WHAT YOU SHOULD DO: Return all the data below as it stands, minus the pictures.

"""

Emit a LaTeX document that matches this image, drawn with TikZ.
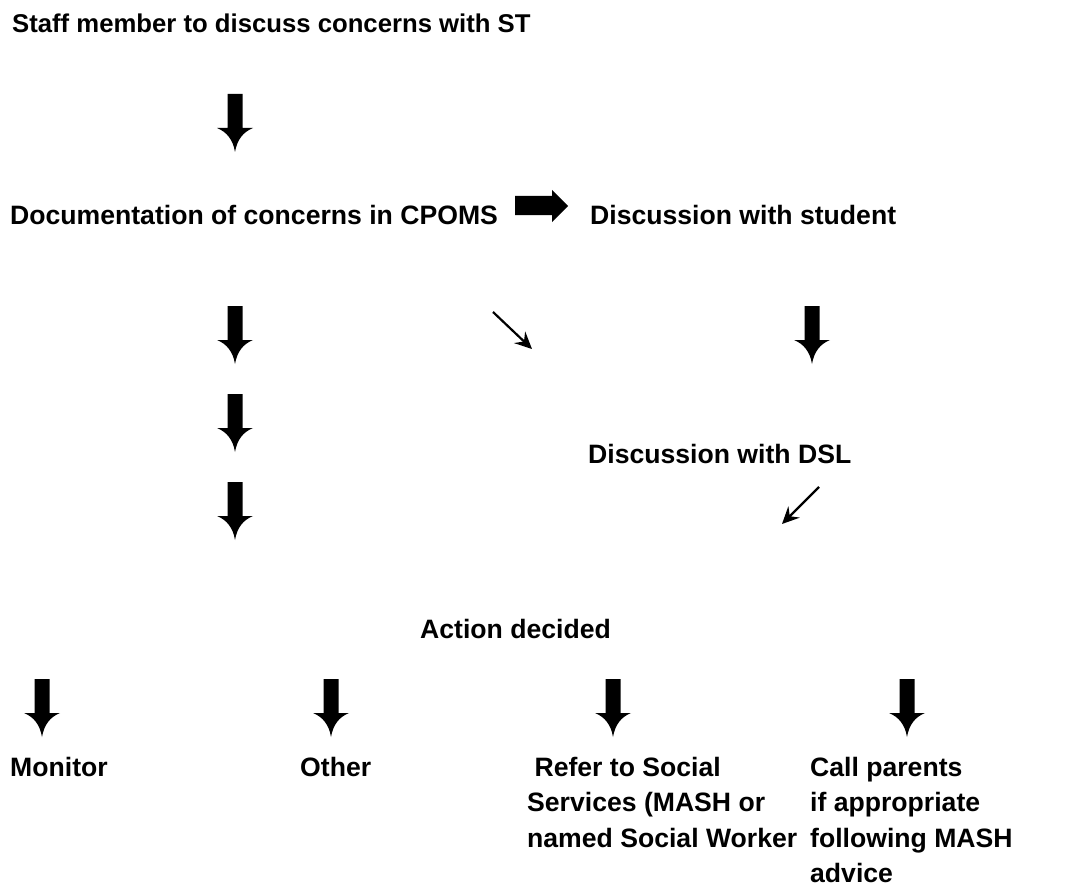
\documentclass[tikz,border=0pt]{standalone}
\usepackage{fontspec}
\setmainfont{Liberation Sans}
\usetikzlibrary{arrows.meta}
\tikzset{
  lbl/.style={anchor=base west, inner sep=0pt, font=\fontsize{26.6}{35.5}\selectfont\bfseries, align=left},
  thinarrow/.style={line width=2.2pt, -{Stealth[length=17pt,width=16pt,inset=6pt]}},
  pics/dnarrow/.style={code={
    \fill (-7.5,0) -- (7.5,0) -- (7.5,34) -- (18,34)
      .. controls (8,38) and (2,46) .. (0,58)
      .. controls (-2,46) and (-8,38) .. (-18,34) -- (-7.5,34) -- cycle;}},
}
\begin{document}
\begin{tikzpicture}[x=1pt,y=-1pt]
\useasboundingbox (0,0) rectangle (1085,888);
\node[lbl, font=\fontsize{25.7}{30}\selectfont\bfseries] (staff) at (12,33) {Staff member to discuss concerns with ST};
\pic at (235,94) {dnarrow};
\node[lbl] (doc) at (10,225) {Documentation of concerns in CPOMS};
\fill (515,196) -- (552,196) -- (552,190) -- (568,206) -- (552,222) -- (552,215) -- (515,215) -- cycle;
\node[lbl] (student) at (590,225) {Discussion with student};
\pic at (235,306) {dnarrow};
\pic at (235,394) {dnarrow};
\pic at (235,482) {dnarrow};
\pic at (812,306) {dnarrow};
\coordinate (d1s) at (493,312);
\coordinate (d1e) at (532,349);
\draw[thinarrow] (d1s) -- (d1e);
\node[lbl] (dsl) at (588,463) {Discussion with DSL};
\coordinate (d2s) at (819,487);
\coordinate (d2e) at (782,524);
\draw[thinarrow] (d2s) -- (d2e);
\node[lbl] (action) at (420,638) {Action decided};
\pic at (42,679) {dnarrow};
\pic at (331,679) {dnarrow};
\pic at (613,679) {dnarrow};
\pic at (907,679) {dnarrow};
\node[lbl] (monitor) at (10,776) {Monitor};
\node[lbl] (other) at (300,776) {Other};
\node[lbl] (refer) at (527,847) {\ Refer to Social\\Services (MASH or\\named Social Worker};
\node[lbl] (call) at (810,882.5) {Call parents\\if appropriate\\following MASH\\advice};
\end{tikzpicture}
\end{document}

"""

FULL ANSWER:
Emit a LaTeX document that matches this image, drawn with TikZ.
\documentclass[tikz,border=0pt]{standalone}
\usepackage{fontspec}
\setmainfont{Liberation Sans}
\usetikzlibrary{arrows.meta}
\tikzset{
  lbl/.style={anchor=base west, inner sep=0pt, font=\fontsize{26.6}{35.5}\selectfont\bfseries, align=left},
  thinarrow/.style={line width=2.2pt, -{Stealth[length=17pt,width=16pt,inset=6pt]}},
  pics/dnarrow/.style={code={
    \fill (-7.5,0) -- (7.5,0) -- (7.5,34) -- (18,34)
      .. controls (8,38) and (2,46) .. (0,58)
      .. controls (-2,46) and (-8,38) .. (-18,34) -- (-7.5,34) -- cycle;}},
}
\begin{document}
\begin{tikzpicture}[x=1pt,y=-1pt]
\useasboundingbox (0,0) rectangle (1085,888);
\node[lbl, font=\fontsize{25.7}{30}\selectfont\bfseries] (staff) at (12,33) {Staff member to discuss concerns with ST};
\pic at (235,94) {dnarrow};
\node[lbl] (doc) at (10,225) {Documentation of concerns in CPOMS};
\fill (515,196) -- (552,196) -- (552,190) -- (568,206) -- (552,222) -- (552,215) -- (515,215) -- cycle;
\node[lbl] (student) at (590,225) {Discussion with student};
\pic at (235,306) {dnarrow};
\pic at (235,394) {dnarrow};
\pic at (235,482) {dnarrow};
\pic at (812,306) {dnarrow};
\coordinate (d1s) at (493,312);
\coordinate (d1e) at (532,349);
\draw[thinarrow] (d1s) -- (d1e);
\node[lbl] (dsl) at (588,463) {Discussion with DSL};
\coordinate (d2s) at (819,487);
\coordinate (d2e) at (782,524);
\draw[thinarrow] (d2s) -- (d2e);
\node[lbl] (action) at (420,638) {Action decided};
\pic at (42,679) {dnarrow};
\pic at (331,679) {dnarrow};
\pic at (613,679) {dnarrow};
\pic at (907,679) {dnarrow};
\node[lbl] (monitor) at (10,776) {Monitor};
\node[lbl] (other) at (300,776) {Other};
\node[lbl] (refer) at (527,847) {\ Refer to Social\\Services (MASH or\\named Social Worker};
\node[lbl] (call) at (810,882.5) {Call parents\\if appropriate\\following MASH\\advice};
\end{tikzpicture}
\end{document}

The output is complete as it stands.